Sunday, June 22, 2014

I Want My MTV... err... Money For Nothing

I have written and deleted this post six or seven times.  I just don't know what to write about.

I thought that I would write about the fact that John and I just celebrated our birthdays.  A week apart leaves little room for catching one's breath between celebrations.  But, we did it!  And both of us felt "special" and loved on our days.  And we each felt a bit heavier too.  Birthday cakes and celebratory cupcakes can never be "fat free" on a birthday!

Then, I considered writing about my type 1 diabetes and how difficult that has been lately. (and no, it's not because of our totally fattening birthday goodies)  But, I have written about that several times and am tired of saying the same things over and over again.  The ignorant s who read my posts will not be less ignorant from another post of mine...

So, I decided to write about one thing that makes me the most proud.

And that is that I was finally


That's right.  I finally made it in print form into a publication that I submitted to, had edited (by others), and then I was accepted.  I received the publication in the mail yesterday!  My hands were shaking so badly when I got the manila envelope in the mail.  Olivia was in the car with me and she asked me why I was so giddy.  I told her it's because I was finally published.  And since all I've been doing is working on my novel and blogging lately, she knew exactly what I meant by, "I am published!"  :)

I feel so proud of myself.  Not just because my submission was accepted, but because I have always considered myself a writer.  I write for the sheer fun and total joy I find in writing.  I haven't ever done it to be published or accepted by others.  Sure, I am working on a book, but I highly doubt that will ever be seen by the rest of the world.  I'm sure with the exception of a few rejection letters, that John and I will be the only ones that will enjoy my book... But, that's okay by me.  I don't need the recognition of my work in order to feel satisfied in my writing skills.

I know I am a good writer.

Those that write for a paycheck or for other's acceptance sometimes miss the completely freeing awareness that one gets while writing.

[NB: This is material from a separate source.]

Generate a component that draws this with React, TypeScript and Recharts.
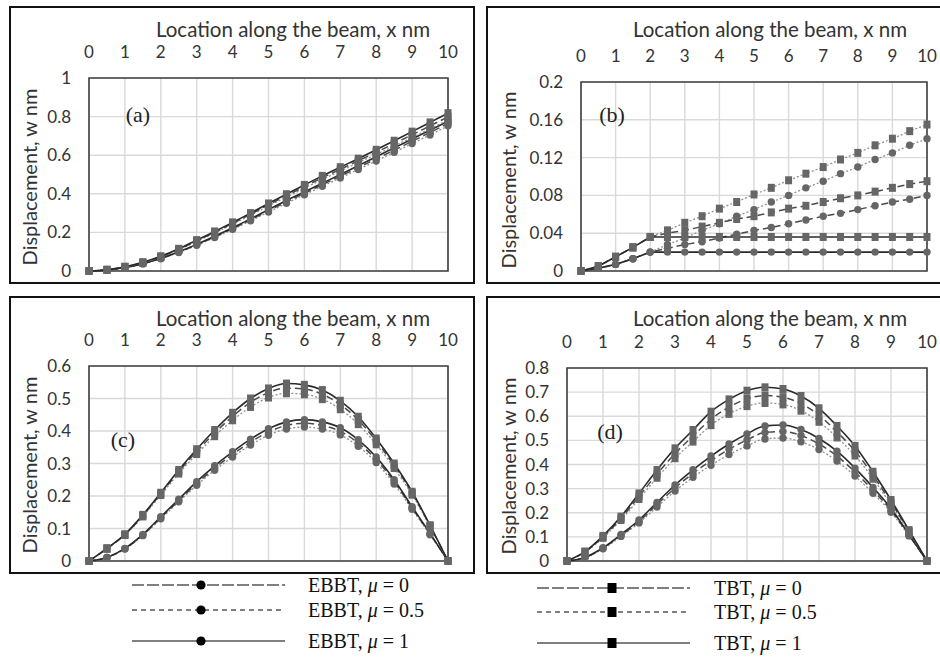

Without further anticipation and ado, I give you my published work:

Is There a Monster at the End?
     As each dawn brings a new day, so each day brings us closer to seeing the end of all libraries.  As I walked through my local building of books and unending imagination the other day, that is the thought that kept leafing through my head.  After all, America is really good at saying goodbye to the really greats. 
     The vinyl record?  Replaced with iPods and MP3 players.  The handwritten letter from grandma?  Your phone alerts you to an email sent from grandma (sans flowery stationary, of course.)  Heck, even notes between girlfriends are now “tweets” and “texts.”   So, why should we keep lugging our mountain of books each one hurriedly read so you can get it back on time (sure), but also because you can’t wait for the next book in the series back to the library?  Why should we continue dragging our two-and-a-half year old kids to that home of rectangular edifices called books? 
      How about, “Why not?”
     The library is one of the few remaining bastions of solitude left on this planet where being alone with our thoughts, alone with our reflections of the day, alone with what’s left of our sanity is not only the norm, but also kept as a general rule by the few librarians out there.
     Some of the publishing conglomerates out there are trying to murder books by relegating written matter into handheld devices called Kindles and Tablets.  While nothing is inherently wrong about that, I find it offensive that I am being forced to read some of my favorite authors on my smart phone instead of picking up that dusty and slightly bent novel.  I, for one, still have a relationship with my local library.  I also frequent my favorite neighborhood “mom and pop” store as I browse for those books that I fondly refer to as “keepers.” 
     Perhaps I am a stubborn curmudgeon because I was brought up learning about libraries, and taught how to properly read the Dewey Decimal System.   Standing before the card catalog, my fingers would deliberately march through that drawer of numbers and letters, and with much elation I would eventually pick up my book and check it out, proudly signing my ever-so-neat cursive name.  All this hunter-gatherer routine would surely sound mundane to the child who obsesses over Candy Crush on her phone.  But finding that perfect book that you can’t put down is something I always found joy in.  Library books even have a certain scent to them as well, don’t they?  They smell as familiar to me as freshly cut grass on a summer Saturday or spaghetti sauce on top of the stove.  That is something you won’t ever get to appreciate once you have surrendered your soul to inkless words pixelated on glass. 
     Once you start taking away libraries, you may as well say goodbye to the fireworks at the Fourth of July party or the hot dogs at your favorite ballgame stadium.  I don’t know… maybe I am just a silly little thirty something who is straining to hold onto a past that will inevitably be impossible to hold onto.  I sure hope not.  
     I hope that libraries are still standing when I start to read to my grandchildren.  I want to read all of the classics to them.  All of the Little Golden Books that I read growing up should still be around in paper form so my grandchildren can turn the pages and feel that same anticipation I did.  “There’s A Monster at the End of This Book” just wouldn't read the same on a Kindle. 

If we keep going down the same path we’re headed down today, I fear that the monster at the end of my book will be standing in an Amazon distribution center where a library used to stand.